PARSIPPANY — Legislation sponsored by Assemblyman Jay Webber expanding crime victims’ rights was unanimously advanced today by the Assembly Law and Public Safety Committee.
“The trauma resulting from a crime extends beyond the immediate victim,” said Webber (R-Morris). “The physical, emotional, and financial harms of crime cascade to family and friends of the immediate victim, so those close individuals become victimized too from the crime. Allowing family and friends to tell their stories gives a judge the full picture of the devastating impact the crime has had on everyone involved so the judge can determine the proper sentence.”
Current law allows crime victims to tell a judge prior to sentencing the physical, emotional, medical, or financial impact the crime has on their lives. Webber’s bill (A1015) expands this right to people who have a close relationship with the victim, consistently allowing the testimony. Most courts will allow such statements, but some have been denied.

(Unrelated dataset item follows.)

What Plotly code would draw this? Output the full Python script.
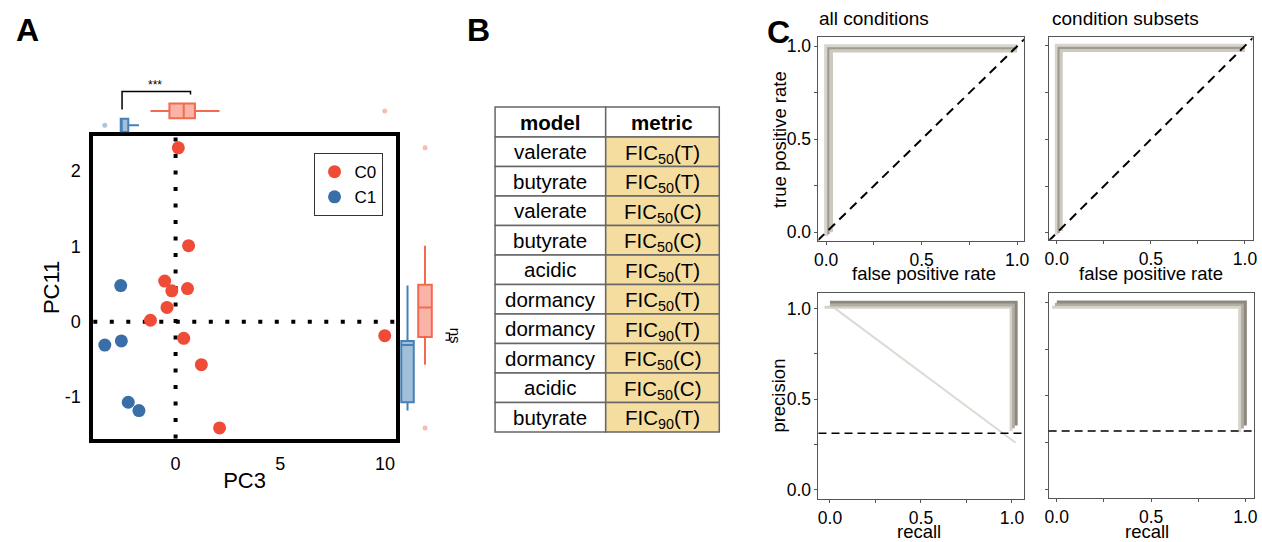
import plotly.graph_objects as go

W, H = 1262, 542
FONT = "Liberation Sans, Arial, sans-serif"

# ---------------- Panel A data (PCA scores) ----------------
c0_pc3 = [0.13, 0.62, -0.52, -0.18, 0.57, -0.41, -1.20, 0.39, 1.23, 2.10, 9.99]
c0_pc11 = [2.31, 1.01, 0.54, 0.41, 0.44, 0.19, 0.02, -0.22, -0.57, -1.41, -0.185]
c1_pc3 = [-2.62, -3.38, -2.59, -2.26, -1.75]
c1_pc11 = [0.48, -0.31, -0.255, -1.07, -1.18]
pc3_ticks = [0, 5, 10]
pc11_ticks = [-1, 0, 1, 2]

# ---------------- Panel B data (table) ----------------
table_header = ["model", "metric"]
table_models = ["valerate", "butyrate", "valerate", "butyrate", "acidic",
                "dormancy", "dormancy", "dormancy", "acidic", "butyrate"]
table_fic = [50, 50, 50, 50, 50, 50, 90, 50, 50, 90]
table_cond = ["T", "T", "C", "C", "T", "T", "T", "C", "C", "T"]

# ---------------- Panel C data (curves of three models) ----------------
roc_all_fpr = [[0.0, 0.0, 1.0], [0.012, 0.012, 1.0], [0.028, 0.028, 1.0]]
roc_all_tpr = [[-0.02, 1.0, 1.0], [-0.01, 0.988, 0.988], [0.0, 0.975, 0.975]]
roc_sub_fpr = [[0.0, 0.0, 1.0], [0.01, 0.01, 1.0], [0.024, 0.024, 1.0]]
roc_sub_tpr = [[-0.01, 1.0, 1.0], [0.0, 0.988, 0.988], [0.01, 0.975, 0.975]]
pr_all_rec = [[-0.03, 0.995, 0.995], [0.0, 1.008, 1.008], [0.0, 1.023, 1.023], [0.0, 1.02]]
pr_all_prec = [[1.008, 1.008, 0.325], [1.02, 1.02, 0.34], [1.035, 1.035, 0.355], [1.022, 0.26]]
pr_sub_rec = [[-0.025, 0.97, 0.97], [-0.01, 0.985, 0.985], [0.0, 1.0, 1.0]]
pr_sub_prec = [[0.975, 0.975, 0.305], [0.99, 0.99, 0.325], [1.003, 1.003, 0.342]]
unit_ticks = [0, 0.5, 1.0]
unit_ticktext = ["0.0", "0.5", "1.0"]
unit_minor = [0.25, 0.75]


def dx(a, b):
    return [a / W, b / W]


def dy(top, bottom):
    return [1 - bottom / H, 1 - top / H]


def px2paper(x, y):
    return x / W, 1 - y / H


RED = "#F04B37"
BLUE = "#3A6EA8"
RED_LINE = "#F26A50"
RED_FILL = "rgba(245,105,80,0.5)"
BLUE_LINE = "#4680B5"
BLUE_FILL = "rgba(70,128,181,0.5)"

fig = go.Figure()

# ---- Panel A scatter ----
fig.add_trace(go.Scatter(x=c0_pc3, y=c0_pc11, mode="markers", name="C0",
                         marker=dict(color=RED, size=13), xaxis="x", yaxis="y"))
fig.add_trace(go.Scatter(x=c1_pc3, y=c1_pc11, mode="markers", name="C1",
                         marker=dict(color=BLUE, size=13), xaxis="x", yaxis="y"))

box_common = dict(boxpoints="outliers", pointpos=0, jitter=0, showlegend=False,
                  hoverinfo="skip", whiskerwidth=0, quartilemethod="inclusive")
# top marginal boxes (PC3)
fig.add_trace(go.Box(x=c1_pc3, y0=0.39, width=0.74, orientation="h", xaxis="x2", yaxis="y2",
                     line=dict(color=BLUE_LINE, width=2), fillcolor=BLUE_FILL,
                     marker=dict(color="rgba(70,128,181,0.45)", size=5), **box_common))
fig.add_trace(go.Box(x=c0_pc3, y0=1.194, width=0.83, orientation="h", xaxis="x2", yaxis="y2",
                     line=dict(color=RED_LINE, width=2), fillcolor=RED_FILL,
                     marker=dict(color="rgba(245,105,80,0.45)", size=5), **box_common))
# right marginal boxes (PC11)
fig.add_trace(go.Box(y=c1_pc11, x0=0.43, width=0.7, xaxis="x3", yaxis="y3",
                     line=dict(color=BLUE_LINE, width=2), fillcolor=BLUE_FILL,
                     marker=dict(color="rgba(70,128,181,0.45)", size=5), **box_common))
fig.add_trace(go.Box(y=c0_pc11, x0=1.41, width=0.76, xaxis="x3", yaxis="y3",
                     line=dict(color=RED_LINE, width=2), fillcolor=RED_FILL,
                     marker=dict(color="rgba(245,105,80,0.45)", size=5), **box_common))

# ---- Panel C curves ----
shade_roc = [("#d8d5cd", 4), ("#a09b90", 2.5), ("#cdc9c0", 3)]
shade_pr = [("#d6d3cb", 3), ("#b3aea4", 3), ("#8e897e", 3), ("#dddad4", 2)]


def add_curves(xs, ys, shades, xa, ya):
    for (xv, yv), (col, w) in zip(zip(xs, ys), shades):
        fig.add_trace(go.Scatter(x=xv, y=yv, mode="lines", line=dict(color=col, width=w),
                                 xaxis=xa, yaxis=ya, showlegend=False, hoverinfo="skip"))


add_curves(roc_all_fpr, roc_all_tpr, shade_roc, "x4", "y4")
add_curves(roc_sub_fpr, roc_sub_tpr, shade_roc, "x5", "y5")
pr_order = [3, 0, 1, 2]
add_curves([pr_all_rec[i] for i in pr_order], [pr_all_prec[i] for i in pr_order],
           [shade_pr[i] for i in pr_order], "x6", "y6")
add_curves(pr_sub_rec, pr_sub_prec, shade_pr[:3], "x7", "y7")

baseline = len(c1_pc3) / (len(c0_pc3) + len(c1_pc3))

# ---- Layout ----
axA = dict(showline=True, mirror=True, linewidth=4, linecolor="black", showgrid=False,
           zeroline=False, ticks="", tickfont=dict(size=18, color="black"))
hidden = dict(visible=False, showgrid=False, zeroline=False)
axC = dict(showline=True, mirror=True, linewidth=1, linecolor="#555555", showgrid=False,
           zeroline=False, ticks="outside", ticklen=3, tickwidth=1, tickcolor="#555555",
           tickvals=unit_ticks, ticktext=unit_ticktext, tickfont=dict(size=17.5, color="black"),
           minor=dict(tickvals=unit_minor, ticks="outside", ticklen=3, tickwidth=1,
                      tickcolor="#555555", showgrid=False))

layout = dict(
    width=W, height=H, autosize=False, margin=dict(l=0, r=0, t=0, b=0),
    paper_bgcolor="white", plot_bgcolor="white",
    font=dict(family=FONT, color="black"),
    showlegend=True,
    legend=dict(x=312 / W, y=1 - 153 / H, xanchor="left", yanchor="top",
                bordercolor="#333333", borderwidth=1, bgcolor="white",
                font=dict(size=17), tracegroupgap=0, itemwidth=30),
    xaxis=dict(axA, domain=dx(90, 395), range=[-3.93, 10.52], anchor="y",
               tickvals=pc3_ticks, ticktext=[str(v) for v in pc3_ticks], ticklabelstandoff=6,
               title=dict(text="PC3", font=dict(size=22), standoff=0)),
    yaxis=dict(axA, domain=dy(136, 440), range=[-1.552, 2.464], anchor="x",
               tickvals=pc11_ticks, ticktext=[str(v) for v in pc11_ticks], ticklabelstandoff=5,
               title=dict(text="PC11", font=dict(size=22), standoff=0)),
    xaxis2=dict(hidden, domain=dx(90, 395), range=[-3.93, 10.52], anchor="y2"),
    yaxis2=dict(hidden, domain=dy(96, 132), range=[0, 2], anchor="x2"),
    xaxis3=dict(hidden, domain=dx(399, 435), range=[0, 2], anchor="y3"),
    yaxis3=dict(hidden, domain=dy(136, 440), range=[-1.552, 2.464], anchor="x3"),
    xaxis4=dict(axC, domain=dx(821, 1028), range=[-0.04, 1.035], anchor="y4"),
    yaxis4=dict(axC, domain=dy(36.5, 241), range=[-0.045, 1.048], anchor="x4"),
    xaxis5=dict(axC, domain=dx(1053, 1258.5), range=[-0.043, 1.04], anchor="y5"),
    yaxis5=dict(axC, domain=dy(36, 240), range=[-0.036, 1.048], anchor="x5",
                showticklabels=False),
    xaxis6=dict(axC, domain=dx(821, 1028.5), range=[-0.063, 1.068], anchor="y6"),
    yaxis6=dict(axC, domain=dy(294, 500.7), range=[-0.05, 1.084], anchor="x6"),
    xaxis7=dict(axC, domain=dx(1053, 1260), range=[-0.043, 1.046], anchor="y7"),
    yaxis7=dict(axC, domain=dy(293.5, 500), range=[-0.048, 1.052], anchor="x7",
                showticklabels=False),
)
fig.update_layout(**layout)

dot = dict(color="black", width=4, dash="4px,12.5px")
shapes = [
    dict(type="line", xref="x", yref="y domain", x0=0, x1=0, y0=0, y1=1, line=dot, layer="below"),
    dict(type="line", xref="x domain", yref="y", x0=0, x1=1, y0=0, y1=0, line=dot, layer="below"),
]


def path_px(points):
    pts = [px2paper(x, y) for x, y in points]
    return "M " + " L ".join("%f,%f" % p for p in pts)


# significance brackets
shapes.append(dict(type="path", xref="paper", yref="paper",
                   path=path_px([(119, 109), (119, 91), (188, 91), (188, 94)]),
                   line=dict(color="black", width=1.5)))
shapes.append(dict(type="path", xref="paper", yref="paper",
                   path=path_px([(445, 334), (449, 334), (449, 341), (445, 341)]),
                   line=dict(color="black", width=1.2)))
# chance lines
for k in ("4", "5"):
    shapes.append(dict(type="line", xref="x" + k, yref="y" + k, x0=-0.1, y0=-0.1, x1=1.1, y1=1.1,
                       line=dict(color="black", width=2, dash="9px,6px")))
for k in ("6", "7"):
    shapes.append(dict(type="line", xref="x" + k + " domain", yref="y" + k, x0=0, x1=1,
                       y0=baseline, y1=baseline,
                       line=dict(color="black", width=1.5, dash="8px,5px")))

# ---- Panel B table (cells built from the table lists) ----
tab_left, tab_split, tab_right = 495, 606.5, 721
tab_top, head_h = 106.7, 30
row_h = (433.3 - tab_top - head_h) / len(table_models)
metric_text = ["FIC<sub>%d</sub>(%s)" % (f, c) for f, c in zip(table_fic, table_cond)]
rows = [("<b>%s</b>" % table_header[0], "<b>%s</b>" % table_header[1])] + list(zip(table_models, metric_text))
annotations = []
TAN = "#F5DC9F"
for i, (mtxt, ctxt) in enumerate(rows):
    y_top = tab_top if i == 0 else tab_top + head_h + (i - 1) * row_h
    h = head_h if i == 0 else row_h
    for (xa, xb, txt, fill) in ((tab_left, tab_split, mtxt, "white"),
                                (tab_split, tab_right, ctxt, "white" if i == 0 else TAN)):
        x0, y1 = px2paper(xa, y_top)
        x1, y0 = px2paper(xb, y_top + h)
        shapes.append(dict(type="rect", xref="paper", yref="paper", x0=x0, x1=x1, y0=y0, y1=y1,
                           fillcolor=fill, line=dict(color="#666666", width=1.5), layer="below"))
        cx, cy = px2paper((xa + xb) / 2, y_top + h / 2 + (2 if "sub" in txt else 0))
        annotations.append(dict(text=txt, x=cx, y=cy, font=dict(size=20.5)))

fig.update_layout(shapes=shapes)

annotations += [
    dict(text="<b>A</b>", x=24 / W, y=1 - 29 / H, font=dict(size=32)),
    dict(text="<b>B</b>", x=478 / W, y=1 - 29 / H, font=dict(size=32)),
    dict(text="<b>C</b>", x=781 / W, y=1 - 31 / H, font=dict(size=32)),
    dict(text="all conditions", x=819 / W, y=1 - 18 / H, xanchor="left", font=dict(size=19)),
    dict(text="condition subsets", x=1054 / W, y=1 - 18 / H, xanchor="left", font=dict(size=19)),
    dict(text="***", x=152 / W, y=1 - 84 / H, font=dict(size=12)),
    dict(text="ns", x=455 / W, y=1 - 337 / H, textangle=90, font=dict(size=15)),
    dict(text="true positive rate", x=781 / W, y=1 - 139 / H, textangle=-90, font=dict(size=18.5)),
    dict(text="precision", x=781 / W, y=1 - 397 / H, textangle=-90, font=dict(size=18.5)),
    dict(text="false positive rate", x=927 / W, y=1 - 274 / H, font=dict(size=18.5)),
    dict(text="false positive rate", x=1156 / W, y=1 - 274 / H, font=dict(size=18.5)),
    dict(text="recall", x=922 / W, y=1 - 533 / H, font=dict(size=18.5)),
    dict(text="recall", x=1152 / W, y=1 - 533 / H, font=dict(size=18.5)),
]
for a in annotations:
    a.update(xref="paper", yref="paper", showarrow=False)
    a.setdefault("xanchor", "center")
    a.setdefault("yanchor", "middle")
fig.update_layout(annotations=annotations)

fig.write_html("out.html")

The bill also allows sexual assault victims and survivors of homicide victims to attend post-adjudication hearings that determine: if a sex offender’s name may be removed from the Megan’s Law registry after serving 15 years; a sex offender’s risk of committing another crime when released; and whether a person acquitted of a crime by reason of insanity should be civilly committed. Victims currently are excluded from such hearings.
“This measure literally gives victims and their families more of a voice in the courtroom so they receive full justice and criminals get the punishment they have earned,” concluded Webber.